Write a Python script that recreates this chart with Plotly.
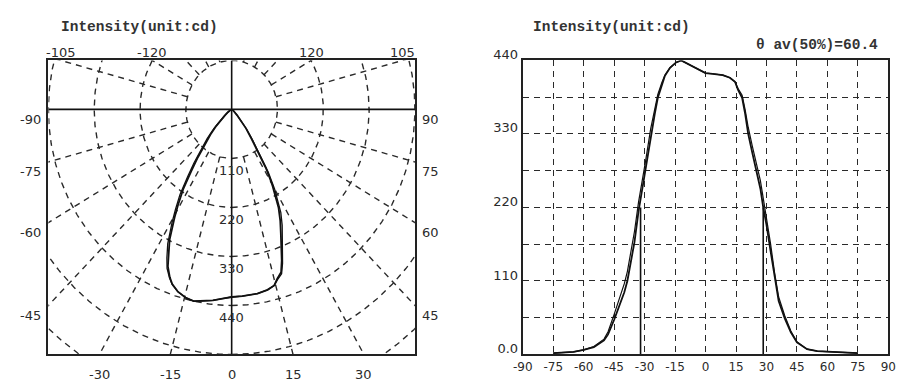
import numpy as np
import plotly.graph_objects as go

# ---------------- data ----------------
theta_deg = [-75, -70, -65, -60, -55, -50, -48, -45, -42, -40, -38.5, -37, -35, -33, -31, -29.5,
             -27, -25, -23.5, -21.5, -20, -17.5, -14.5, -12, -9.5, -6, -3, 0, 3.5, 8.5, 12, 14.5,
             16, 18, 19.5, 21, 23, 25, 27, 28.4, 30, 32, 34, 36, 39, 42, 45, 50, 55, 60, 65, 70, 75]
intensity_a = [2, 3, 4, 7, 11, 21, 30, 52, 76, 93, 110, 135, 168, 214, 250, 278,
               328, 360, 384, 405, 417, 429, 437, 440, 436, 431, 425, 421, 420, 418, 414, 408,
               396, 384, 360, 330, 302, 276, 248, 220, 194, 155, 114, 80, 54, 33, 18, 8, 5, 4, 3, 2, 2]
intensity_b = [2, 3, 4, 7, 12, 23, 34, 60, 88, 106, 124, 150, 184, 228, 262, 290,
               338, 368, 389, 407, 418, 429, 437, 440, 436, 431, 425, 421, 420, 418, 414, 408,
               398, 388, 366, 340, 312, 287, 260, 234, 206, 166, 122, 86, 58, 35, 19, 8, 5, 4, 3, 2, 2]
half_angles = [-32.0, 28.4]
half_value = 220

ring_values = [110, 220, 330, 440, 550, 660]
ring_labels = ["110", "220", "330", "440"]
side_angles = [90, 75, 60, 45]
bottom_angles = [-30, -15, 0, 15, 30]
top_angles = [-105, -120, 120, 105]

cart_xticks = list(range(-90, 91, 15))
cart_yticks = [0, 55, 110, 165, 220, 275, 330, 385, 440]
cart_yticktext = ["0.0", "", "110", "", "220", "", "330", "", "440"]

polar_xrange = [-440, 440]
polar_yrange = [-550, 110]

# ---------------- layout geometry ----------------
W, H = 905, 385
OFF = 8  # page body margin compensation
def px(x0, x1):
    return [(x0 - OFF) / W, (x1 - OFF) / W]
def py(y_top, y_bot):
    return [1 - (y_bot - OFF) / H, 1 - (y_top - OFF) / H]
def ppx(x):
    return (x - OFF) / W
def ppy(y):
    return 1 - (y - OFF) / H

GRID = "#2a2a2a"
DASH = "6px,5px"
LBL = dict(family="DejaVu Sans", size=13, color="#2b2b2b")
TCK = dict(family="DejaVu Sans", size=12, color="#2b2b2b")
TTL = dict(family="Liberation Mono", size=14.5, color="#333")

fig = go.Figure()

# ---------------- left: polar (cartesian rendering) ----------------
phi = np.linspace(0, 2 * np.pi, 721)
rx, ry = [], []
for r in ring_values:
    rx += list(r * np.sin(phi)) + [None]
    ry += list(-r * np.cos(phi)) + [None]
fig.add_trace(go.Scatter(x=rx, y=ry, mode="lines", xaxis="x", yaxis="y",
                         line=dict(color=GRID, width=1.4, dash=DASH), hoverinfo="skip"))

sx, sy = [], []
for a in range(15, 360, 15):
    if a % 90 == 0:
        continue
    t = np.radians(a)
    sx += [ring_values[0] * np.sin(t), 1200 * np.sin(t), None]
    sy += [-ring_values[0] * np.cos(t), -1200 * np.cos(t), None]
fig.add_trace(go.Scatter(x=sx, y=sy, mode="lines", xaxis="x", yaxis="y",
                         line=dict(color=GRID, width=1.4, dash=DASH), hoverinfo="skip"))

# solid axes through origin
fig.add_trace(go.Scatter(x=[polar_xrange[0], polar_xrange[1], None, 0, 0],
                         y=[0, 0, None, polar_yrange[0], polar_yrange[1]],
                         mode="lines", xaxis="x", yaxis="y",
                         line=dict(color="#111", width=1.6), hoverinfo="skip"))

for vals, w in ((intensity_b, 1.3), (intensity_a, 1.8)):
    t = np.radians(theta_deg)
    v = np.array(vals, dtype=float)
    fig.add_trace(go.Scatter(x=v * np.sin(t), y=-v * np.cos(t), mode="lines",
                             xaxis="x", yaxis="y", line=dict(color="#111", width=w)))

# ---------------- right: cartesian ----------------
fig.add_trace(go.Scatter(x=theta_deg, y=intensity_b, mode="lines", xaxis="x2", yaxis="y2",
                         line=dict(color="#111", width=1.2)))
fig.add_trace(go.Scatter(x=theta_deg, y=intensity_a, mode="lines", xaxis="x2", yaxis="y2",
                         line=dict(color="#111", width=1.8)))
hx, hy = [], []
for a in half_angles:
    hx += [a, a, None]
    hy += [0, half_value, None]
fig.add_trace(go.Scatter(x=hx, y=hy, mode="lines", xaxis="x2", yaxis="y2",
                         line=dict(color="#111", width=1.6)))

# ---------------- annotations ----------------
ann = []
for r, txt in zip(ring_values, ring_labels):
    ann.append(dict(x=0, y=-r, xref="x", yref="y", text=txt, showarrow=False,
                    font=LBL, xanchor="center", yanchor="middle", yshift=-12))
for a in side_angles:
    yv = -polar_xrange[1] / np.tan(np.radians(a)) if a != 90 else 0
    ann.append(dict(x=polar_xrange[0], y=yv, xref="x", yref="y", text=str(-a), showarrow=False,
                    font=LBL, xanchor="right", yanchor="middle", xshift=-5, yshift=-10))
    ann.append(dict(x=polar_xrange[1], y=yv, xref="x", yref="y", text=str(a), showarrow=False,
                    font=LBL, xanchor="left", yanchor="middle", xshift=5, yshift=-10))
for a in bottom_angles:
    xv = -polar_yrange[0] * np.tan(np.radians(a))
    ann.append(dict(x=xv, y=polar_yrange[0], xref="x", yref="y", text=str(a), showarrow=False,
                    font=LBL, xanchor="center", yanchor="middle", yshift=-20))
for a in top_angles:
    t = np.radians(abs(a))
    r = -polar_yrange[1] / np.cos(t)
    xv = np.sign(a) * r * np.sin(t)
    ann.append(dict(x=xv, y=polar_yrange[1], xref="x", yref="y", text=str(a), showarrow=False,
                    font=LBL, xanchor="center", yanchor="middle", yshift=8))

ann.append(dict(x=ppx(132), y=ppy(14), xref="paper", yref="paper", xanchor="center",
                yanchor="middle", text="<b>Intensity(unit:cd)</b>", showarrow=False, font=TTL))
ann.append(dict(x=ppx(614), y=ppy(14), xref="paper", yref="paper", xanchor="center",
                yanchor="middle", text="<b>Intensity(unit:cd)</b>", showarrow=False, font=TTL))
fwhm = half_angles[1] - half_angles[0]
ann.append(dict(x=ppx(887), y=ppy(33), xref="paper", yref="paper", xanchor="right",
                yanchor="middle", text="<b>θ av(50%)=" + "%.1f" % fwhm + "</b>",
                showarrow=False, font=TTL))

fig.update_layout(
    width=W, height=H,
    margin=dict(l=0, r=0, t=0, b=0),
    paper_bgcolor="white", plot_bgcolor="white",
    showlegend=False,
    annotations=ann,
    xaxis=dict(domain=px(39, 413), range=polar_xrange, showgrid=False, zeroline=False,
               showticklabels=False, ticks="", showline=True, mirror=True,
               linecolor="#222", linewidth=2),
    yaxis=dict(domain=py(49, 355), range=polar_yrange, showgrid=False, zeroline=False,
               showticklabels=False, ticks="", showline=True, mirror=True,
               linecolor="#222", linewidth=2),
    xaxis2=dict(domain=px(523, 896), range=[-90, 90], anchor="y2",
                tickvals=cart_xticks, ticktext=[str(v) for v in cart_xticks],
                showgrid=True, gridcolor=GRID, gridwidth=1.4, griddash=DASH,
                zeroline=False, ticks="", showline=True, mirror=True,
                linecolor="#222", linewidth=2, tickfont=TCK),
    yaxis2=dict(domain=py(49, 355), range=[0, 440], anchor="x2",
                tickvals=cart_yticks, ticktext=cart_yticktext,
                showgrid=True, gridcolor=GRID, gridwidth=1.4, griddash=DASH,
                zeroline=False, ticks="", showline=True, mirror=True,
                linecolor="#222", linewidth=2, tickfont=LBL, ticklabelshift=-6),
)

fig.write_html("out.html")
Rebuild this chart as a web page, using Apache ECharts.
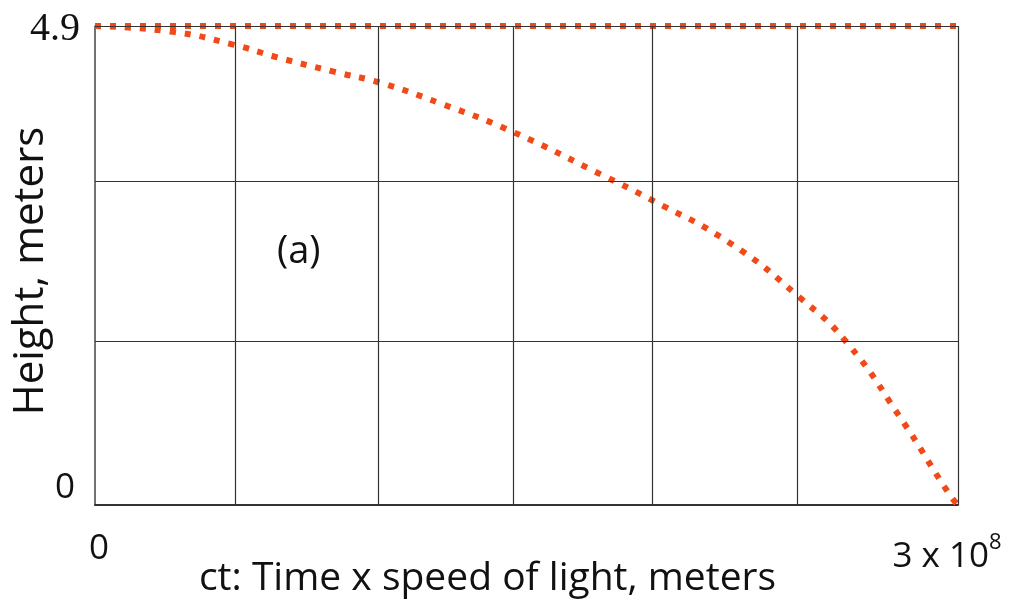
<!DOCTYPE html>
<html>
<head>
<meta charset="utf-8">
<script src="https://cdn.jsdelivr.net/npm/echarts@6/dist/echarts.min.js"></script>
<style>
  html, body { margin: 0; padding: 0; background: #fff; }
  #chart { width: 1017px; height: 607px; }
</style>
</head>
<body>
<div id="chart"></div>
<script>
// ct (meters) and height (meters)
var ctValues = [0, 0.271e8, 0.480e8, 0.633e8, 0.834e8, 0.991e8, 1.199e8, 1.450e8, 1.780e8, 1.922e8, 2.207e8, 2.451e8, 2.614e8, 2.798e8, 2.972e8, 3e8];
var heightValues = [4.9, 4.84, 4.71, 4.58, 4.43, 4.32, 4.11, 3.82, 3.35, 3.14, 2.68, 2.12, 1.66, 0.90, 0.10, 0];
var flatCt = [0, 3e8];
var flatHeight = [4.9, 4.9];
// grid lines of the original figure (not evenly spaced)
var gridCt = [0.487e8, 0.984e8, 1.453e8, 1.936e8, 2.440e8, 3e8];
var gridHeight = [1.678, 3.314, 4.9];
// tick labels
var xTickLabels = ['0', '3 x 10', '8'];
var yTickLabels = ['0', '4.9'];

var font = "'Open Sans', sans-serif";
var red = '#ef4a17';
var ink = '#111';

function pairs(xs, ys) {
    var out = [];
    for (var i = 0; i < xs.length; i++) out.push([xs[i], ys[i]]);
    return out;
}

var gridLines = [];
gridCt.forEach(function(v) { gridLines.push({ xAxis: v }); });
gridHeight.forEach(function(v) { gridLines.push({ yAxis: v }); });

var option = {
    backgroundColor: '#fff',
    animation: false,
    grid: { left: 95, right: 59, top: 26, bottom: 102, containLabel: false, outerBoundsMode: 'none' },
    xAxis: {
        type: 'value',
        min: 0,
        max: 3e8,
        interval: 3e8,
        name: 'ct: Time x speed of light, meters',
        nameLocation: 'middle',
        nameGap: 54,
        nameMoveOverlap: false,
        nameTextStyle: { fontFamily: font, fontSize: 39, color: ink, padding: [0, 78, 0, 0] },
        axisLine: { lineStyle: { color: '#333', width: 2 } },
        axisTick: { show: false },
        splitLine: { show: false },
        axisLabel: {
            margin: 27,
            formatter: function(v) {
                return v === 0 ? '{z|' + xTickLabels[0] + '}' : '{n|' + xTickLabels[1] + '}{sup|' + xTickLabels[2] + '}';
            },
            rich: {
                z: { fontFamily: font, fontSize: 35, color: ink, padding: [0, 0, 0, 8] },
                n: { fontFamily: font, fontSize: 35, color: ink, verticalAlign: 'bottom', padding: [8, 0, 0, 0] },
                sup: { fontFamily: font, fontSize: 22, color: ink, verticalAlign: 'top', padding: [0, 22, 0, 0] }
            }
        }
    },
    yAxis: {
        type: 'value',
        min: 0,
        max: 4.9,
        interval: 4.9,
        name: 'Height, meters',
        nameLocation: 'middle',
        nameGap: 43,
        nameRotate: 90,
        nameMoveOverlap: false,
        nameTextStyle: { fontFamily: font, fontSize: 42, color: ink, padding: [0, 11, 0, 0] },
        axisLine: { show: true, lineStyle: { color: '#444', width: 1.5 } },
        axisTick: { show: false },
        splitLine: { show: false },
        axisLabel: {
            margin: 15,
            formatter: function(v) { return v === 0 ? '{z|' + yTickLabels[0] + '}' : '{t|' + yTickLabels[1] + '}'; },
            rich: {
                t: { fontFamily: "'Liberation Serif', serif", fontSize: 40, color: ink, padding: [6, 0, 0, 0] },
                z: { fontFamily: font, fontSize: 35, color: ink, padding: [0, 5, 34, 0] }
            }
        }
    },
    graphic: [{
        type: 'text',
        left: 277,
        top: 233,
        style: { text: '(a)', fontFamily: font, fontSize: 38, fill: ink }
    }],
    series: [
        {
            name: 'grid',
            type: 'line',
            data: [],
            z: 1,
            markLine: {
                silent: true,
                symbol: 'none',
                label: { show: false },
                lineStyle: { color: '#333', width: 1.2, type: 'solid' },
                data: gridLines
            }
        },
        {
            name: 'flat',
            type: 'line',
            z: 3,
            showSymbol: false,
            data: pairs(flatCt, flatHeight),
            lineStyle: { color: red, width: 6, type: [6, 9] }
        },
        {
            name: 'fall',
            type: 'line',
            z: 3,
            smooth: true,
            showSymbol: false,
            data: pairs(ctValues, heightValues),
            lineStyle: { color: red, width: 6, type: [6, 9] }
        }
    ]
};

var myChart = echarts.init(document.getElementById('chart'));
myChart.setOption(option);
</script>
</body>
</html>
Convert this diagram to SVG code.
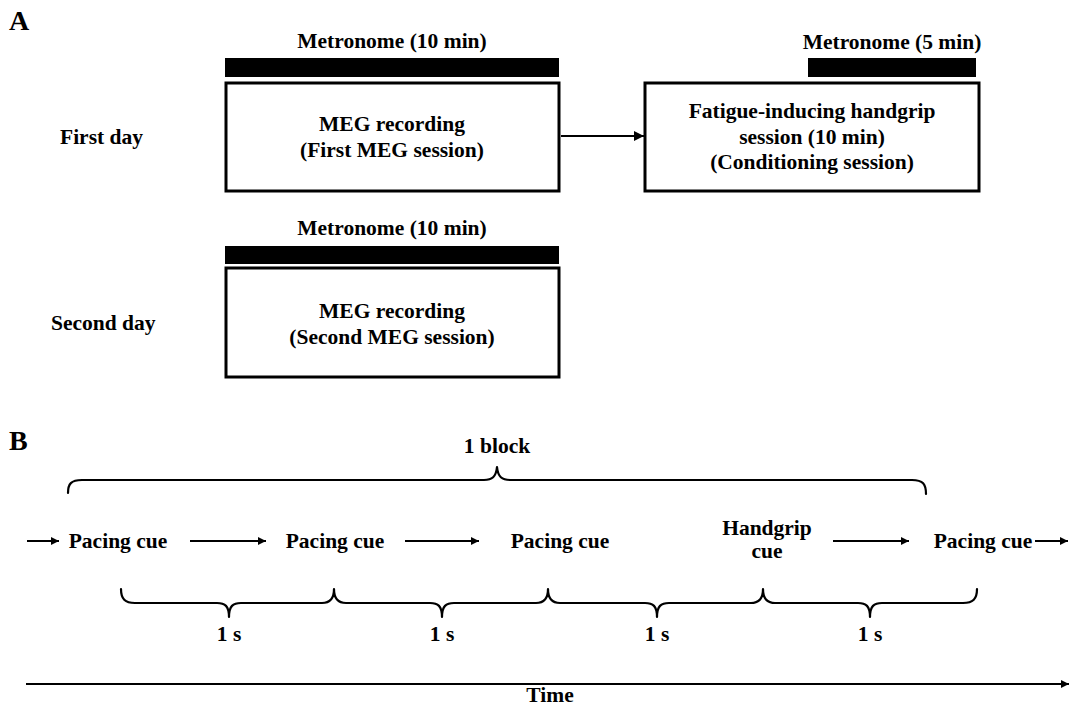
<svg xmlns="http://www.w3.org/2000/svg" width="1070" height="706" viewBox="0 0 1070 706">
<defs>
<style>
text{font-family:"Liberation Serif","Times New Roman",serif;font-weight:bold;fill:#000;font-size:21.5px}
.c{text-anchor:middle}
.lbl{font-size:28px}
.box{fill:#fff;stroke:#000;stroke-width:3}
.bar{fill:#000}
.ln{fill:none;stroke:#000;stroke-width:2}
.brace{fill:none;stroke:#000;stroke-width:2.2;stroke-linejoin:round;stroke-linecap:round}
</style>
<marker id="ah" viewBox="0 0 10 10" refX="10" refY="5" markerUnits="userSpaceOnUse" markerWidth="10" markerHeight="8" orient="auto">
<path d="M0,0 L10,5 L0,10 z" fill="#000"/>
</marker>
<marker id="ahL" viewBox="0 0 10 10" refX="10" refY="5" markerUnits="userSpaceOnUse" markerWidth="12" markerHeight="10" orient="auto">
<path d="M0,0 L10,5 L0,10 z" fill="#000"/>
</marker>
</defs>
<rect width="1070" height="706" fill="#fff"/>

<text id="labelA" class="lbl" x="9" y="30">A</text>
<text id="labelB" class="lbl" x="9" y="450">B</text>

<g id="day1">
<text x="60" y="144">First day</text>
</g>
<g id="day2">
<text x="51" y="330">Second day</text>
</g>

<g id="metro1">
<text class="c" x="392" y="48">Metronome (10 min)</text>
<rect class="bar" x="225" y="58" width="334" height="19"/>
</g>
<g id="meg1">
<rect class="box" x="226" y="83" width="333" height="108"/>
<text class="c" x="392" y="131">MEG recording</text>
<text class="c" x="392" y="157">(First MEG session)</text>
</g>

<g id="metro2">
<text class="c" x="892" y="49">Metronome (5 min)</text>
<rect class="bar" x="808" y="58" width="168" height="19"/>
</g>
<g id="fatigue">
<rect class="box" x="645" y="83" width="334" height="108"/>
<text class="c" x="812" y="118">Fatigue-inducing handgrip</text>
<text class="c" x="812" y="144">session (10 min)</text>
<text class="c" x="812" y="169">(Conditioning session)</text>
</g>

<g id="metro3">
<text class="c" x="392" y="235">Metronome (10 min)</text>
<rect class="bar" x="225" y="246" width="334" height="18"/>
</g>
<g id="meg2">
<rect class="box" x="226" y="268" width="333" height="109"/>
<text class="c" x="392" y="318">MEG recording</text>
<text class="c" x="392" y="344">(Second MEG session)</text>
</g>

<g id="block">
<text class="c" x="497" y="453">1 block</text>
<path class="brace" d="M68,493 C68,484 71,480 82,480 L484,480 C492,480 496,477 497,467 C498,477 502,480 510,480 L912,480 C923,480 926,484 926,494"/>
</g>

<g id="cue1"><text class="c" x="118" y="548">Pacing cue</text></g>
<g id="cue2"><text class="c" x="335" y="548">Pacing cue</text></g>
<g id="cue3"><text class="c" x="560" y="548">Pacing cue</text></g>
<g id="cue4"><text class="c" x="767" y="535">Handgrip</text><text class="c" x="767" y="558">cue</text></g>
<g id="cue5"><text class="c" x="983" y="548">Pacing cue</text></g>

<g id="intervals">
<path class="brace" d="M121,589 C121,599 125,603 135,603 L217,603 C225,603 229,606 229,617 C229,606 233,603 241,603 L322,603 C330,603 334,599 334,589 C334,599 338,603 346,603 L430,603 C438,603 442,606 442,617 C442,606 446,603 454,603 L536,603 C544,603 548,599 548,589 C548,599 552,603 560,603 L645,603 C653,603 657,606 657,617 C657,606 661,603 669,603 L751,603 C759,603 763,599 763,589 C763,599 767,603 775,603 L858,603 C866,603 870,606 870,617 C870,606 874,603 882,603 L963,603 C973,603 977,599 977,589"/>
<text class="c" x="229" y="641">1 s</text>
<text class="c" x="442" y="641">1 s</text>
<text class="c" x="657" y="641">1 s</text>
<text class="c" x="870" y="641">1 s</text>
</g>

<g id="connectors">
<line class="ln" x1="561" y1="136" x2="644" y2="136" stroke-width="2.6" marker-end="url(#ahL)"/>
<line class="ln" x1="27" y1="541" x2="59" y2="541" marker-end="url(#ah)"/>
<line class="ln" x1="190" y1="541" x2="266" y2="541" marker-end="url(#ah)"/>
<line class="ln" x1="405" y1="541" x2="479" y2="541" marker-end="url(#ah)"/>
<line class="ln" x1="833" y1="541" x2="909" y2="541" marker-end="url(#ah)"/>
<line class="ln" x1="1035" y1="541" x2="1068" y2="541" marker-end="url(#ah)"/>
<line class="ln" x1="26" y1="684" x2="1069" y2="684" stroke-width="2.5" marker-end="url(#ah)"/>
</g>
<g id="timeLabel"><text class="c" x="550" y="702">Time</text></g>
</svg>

:::

* SET EXERCISE: Copy out only the lines from the one containing "Rebuild this chart" through the one containing "var yTickLabels = ['0', '4.9'];", exactly, with both ends. Any picture is left out.

* SOLUTION FOR THIS PROBLEM:
Rebuild this chart as a web page, using Apache ECharts.
<!DOCTYPE html>
<html>
<head>
<meta charset="utf-8">
<script src="https://cdn.jsdelivr.net/npm/echarts@6/dist/echarts.min.js"></script>
<style>
  html, body { margin: 0; padding: 0; background: #fff; }
  #chart { width: 1017px; height: 607px; }
</style>
</head>
<body>
<div id="chart"></div>
<script>
// ct (meters) and height (meters)
var ctValues = [0, 0.271e8, 0.480e8, 0.633e8, 0.834e8, 0.991e8, 1.199e8, 1.450e8, 1.780e8, 1.922e8, 2.207e8, 2.451e8, 2.614e8, 2.798e8, 2.972e8, 3e8];
var heightValues = [4.9, 4.84, 4.71, 4.58, 4.43, 4.32, 4.11, 3.82, 3.35, 3.14, 2.68, 2.12, 1.66, 0.90, 0.10, 0];
var flatCt = [0, 3e8];
var flatHeight = [4.9, 4.9];
// grid lines of the original figure (not evenly spaced)
var gridCt = [0.487e8, 0.984e8, 1.453e8, 1.936e8, 2.440e8, 3e8];
var gridHeight = [1.678, 3.314, 4.9];
// tick labels
var xTickLabels = ['0', '3 x 10', '8'];
var yTickLabels = ['0', '4.9'];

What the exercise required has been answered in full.